» SOURCE EXCERPT

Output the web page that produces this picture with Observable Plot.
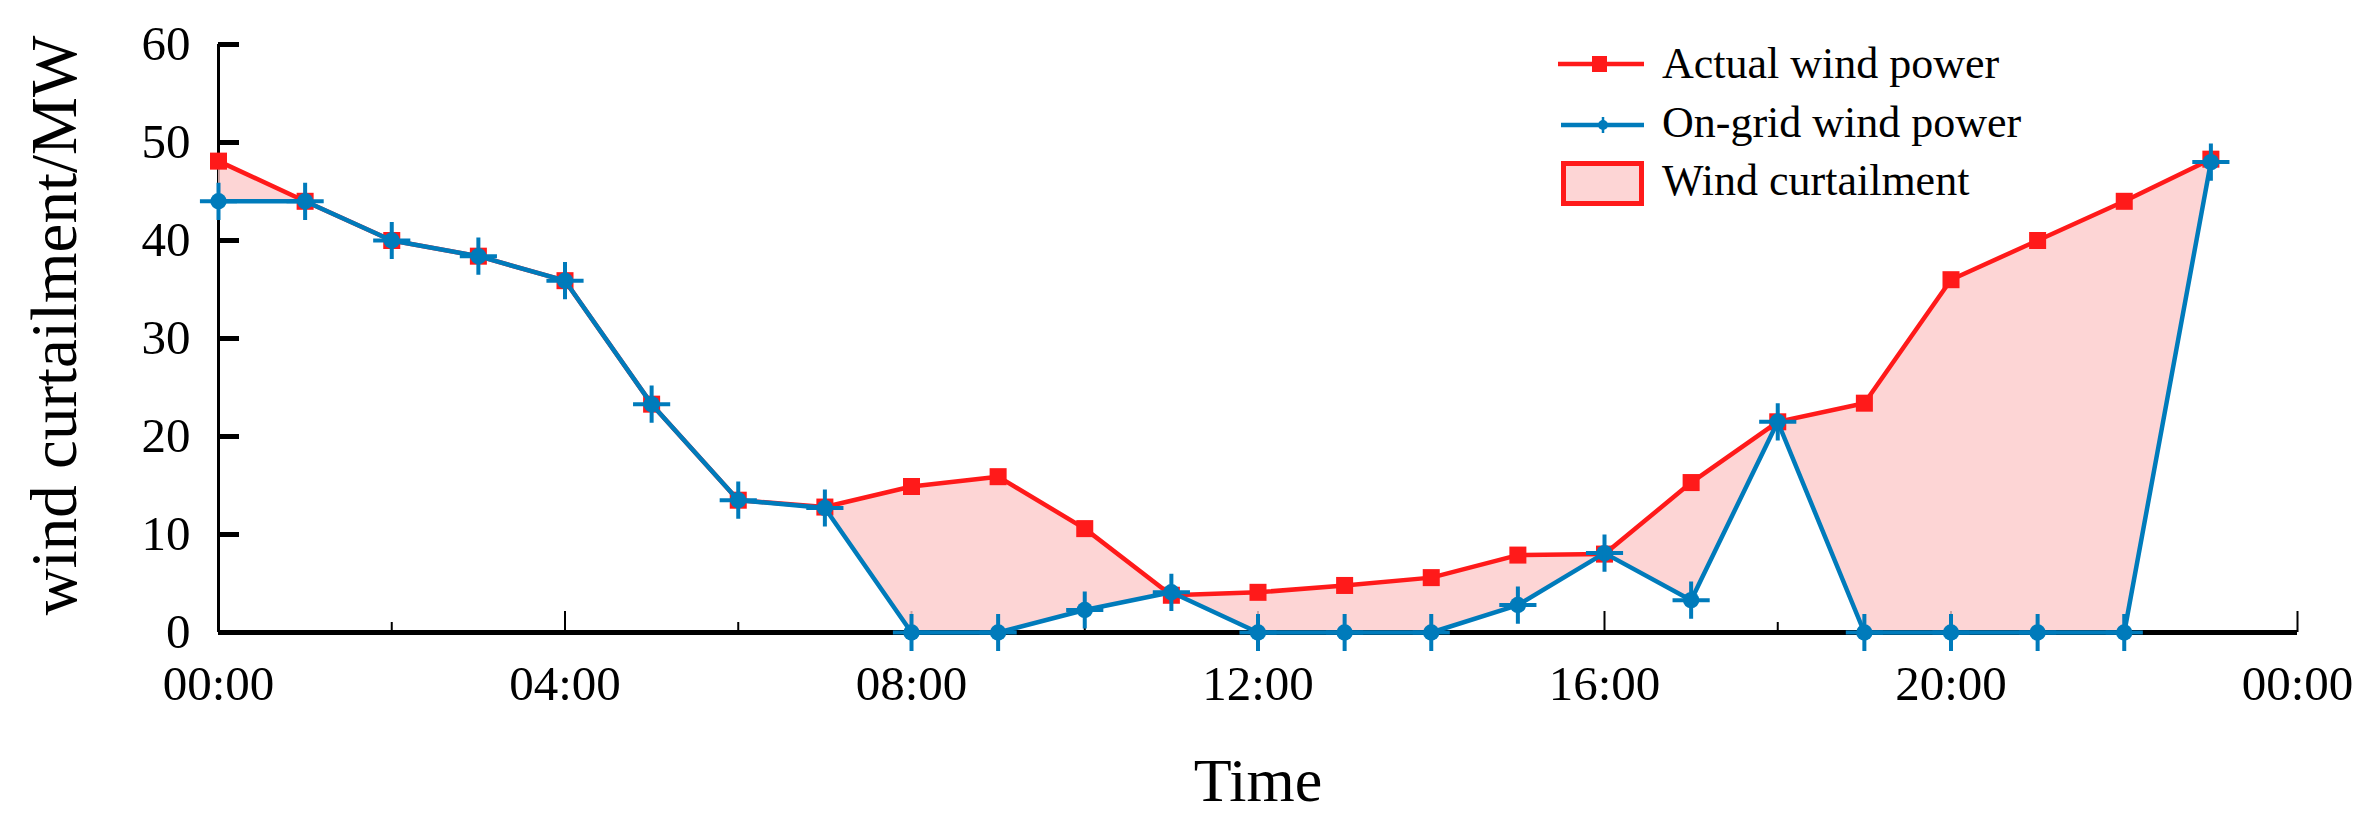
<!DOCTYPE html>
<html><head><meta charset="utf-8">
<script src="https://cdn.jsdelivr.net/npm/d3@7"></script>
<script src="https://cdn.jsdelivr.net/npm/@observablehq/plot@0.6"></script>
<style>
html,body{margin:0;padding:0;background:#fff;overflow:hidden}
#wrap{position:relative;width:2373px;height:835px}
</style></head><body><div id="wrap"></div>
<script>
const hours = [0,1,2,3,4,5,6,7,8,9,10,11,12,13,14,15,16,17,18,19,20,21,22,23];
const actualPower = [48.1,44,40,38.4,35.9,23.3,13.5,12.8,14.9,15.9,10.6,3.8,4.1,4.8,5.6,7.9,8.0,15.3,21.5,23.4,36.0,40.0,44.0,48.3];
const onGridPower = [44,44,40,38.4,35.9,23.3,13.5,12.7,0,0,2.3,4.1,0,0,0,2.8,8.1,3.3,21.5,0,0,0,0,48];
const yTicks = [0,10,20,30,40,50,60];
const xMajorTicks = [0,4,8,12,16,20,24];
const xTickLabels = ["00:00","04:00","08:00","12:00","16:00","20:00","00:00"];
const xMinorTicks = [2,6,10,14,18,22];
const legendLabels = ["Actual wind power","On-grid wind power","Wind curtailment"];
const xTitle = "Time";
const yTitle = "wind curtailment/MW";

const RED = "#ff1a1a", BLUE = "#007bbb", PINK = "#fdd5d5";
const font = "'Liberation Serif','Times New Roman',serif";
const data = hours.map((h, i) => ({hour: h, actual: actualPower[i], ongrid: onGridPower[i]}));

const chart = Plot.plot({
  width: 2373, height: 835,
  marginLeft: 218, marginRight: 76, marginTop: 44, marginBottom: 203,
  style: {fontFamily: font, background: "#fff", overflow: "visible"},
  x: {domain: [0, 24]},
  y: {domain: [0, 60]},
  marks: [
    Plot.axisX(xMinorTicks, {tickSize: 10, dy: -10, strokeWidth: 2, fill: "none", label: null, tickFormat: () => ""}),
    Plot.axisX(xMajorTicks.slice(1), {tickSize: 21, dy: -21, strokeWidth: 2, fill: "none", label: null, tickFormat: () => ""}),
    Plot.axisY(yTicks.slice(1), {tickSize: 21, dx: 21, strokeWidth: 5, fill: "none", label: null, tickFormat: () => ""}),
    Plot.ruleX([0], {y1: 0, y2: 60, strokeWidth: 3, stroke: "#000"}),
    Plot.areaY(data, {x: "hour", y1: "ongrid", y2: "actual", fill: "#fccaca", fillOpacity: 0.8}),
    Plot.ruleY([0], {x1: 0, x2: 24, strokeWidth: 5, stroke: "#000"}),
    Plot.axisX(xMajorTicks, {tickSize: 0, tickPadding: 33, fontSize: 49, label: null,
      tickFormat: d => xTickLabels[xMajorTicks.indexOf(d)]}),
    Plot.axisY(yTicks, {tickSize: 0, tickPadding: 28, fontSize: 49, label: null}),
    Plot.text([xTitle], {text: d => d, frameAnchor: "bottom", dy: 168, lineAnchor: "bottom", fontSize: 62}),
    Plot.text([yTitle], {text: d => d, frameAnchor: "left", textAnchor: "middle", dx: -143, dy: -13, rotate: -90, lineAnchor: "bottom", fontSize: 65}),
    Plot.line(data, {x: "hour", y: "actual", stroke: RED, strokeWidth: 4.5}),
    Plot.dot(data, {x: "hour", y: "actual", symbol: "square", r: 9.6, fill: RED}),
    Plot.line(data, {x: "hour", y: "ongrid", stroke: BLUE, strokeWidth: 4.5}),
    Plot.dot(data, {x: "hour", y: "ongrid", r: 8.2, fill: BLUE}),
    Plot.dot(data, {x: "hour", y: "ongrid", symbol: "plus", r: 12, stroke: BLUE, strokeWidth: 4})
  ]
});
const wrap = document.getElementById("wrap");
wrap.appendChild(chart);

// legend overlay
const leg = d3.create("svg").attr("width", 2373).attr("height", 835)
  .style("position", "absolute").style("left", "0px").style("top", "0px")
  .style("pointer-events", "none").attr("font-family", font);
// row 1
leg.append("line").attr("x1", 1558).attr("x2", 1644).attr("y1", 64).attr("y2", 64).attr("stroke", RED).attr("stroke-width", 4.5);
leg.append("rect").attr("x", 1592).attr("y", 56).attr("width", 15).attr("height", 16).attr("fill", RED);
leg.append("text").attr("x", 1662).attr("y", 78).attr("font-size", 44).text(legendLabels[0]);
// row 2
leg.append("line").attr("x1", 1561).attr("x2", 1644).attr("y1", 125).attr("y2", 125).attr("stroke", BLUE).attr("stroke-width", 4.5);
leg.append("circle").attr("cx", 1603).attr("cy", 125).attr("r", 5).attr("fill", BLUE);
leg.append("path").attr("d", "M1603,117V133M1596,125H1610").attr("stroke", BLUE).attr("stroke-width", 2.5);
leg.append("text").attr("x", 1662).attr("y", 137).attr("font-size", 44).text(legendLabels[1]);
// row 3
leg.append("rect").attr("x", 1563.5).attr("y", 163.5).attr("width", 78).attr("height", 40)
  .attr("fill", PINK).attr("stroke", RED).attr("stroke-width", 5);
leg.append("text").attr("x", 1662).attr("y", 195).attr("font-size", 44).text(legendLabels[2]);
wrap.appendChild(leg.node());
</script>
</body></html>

» TASK TO CARRY OUT
Begin at the first line of the data above and repeat each line exactly, stopping after the line containing "const data = hours.map((h, i)". Omit the pictures.

» WORKED ANSWER
Output the web page that produces this picture with Observable Plot.
<!DOCTYPE html>
<html><head><meta charset="utf-8">
<script src="https://cdn.jsdelivr.net/npm/d3@7"></script>
<script src="https://cdn.jsdelivr.net/npm/@observablehq/plot@0.6"></script>
<style>
html,body{margin:0;padding:0;background:#fff;overflow:hidden}
#wrap{position:relative;width:2373px;height:835px}
</style></head><body><div id="wrap"></div>
<script>
const hours = [0,1,2,3,4,5,6,7,8,9,10,11,12,13,14,15,16,17,18,19,20,21,22,23];
const actualPower = [48.1,44,40,38.4,35.9,23.3,13.5,12.8,14.9,15.9,10.6,3.8,4.1,4.8,5.6,7.9,8.0,15.3,21.5,23.4,36.0,40.0,44.0,48.3];
const onGridPower = [44,44,40,38.4,35.9,23.3,13.5,12.7,0,0,2.3,4.1,0,0,0,2.8,8.1,3.3,21.5,0,0,0,0,48];
const yTicks = [0,10,20,30,40,50,60];
const xMajorTicks = [0,4,8,12,16,20,24];
const xTickLabels = ["00:00","04:00","08:00","12:00","16:00","20:00","00:00"];
const xMinorTicks = [2,6,10,14,18,22];
const legendLabels = ["Actual wind power","On-grid wind power","Wind curtailment"];
const xTitle = "Time";
const yTitle = "wind curtailment/MW";

const RED = "#ff1a1a", BLUE = "#007bbb", PINK = "#fdd5d5";
const font = "'Liberation Serif','Times New Roman',serif";
const data = hours.map((h, i) => ({hour: h, actual: actualPower[i], ongrid: onGridPower[i]}));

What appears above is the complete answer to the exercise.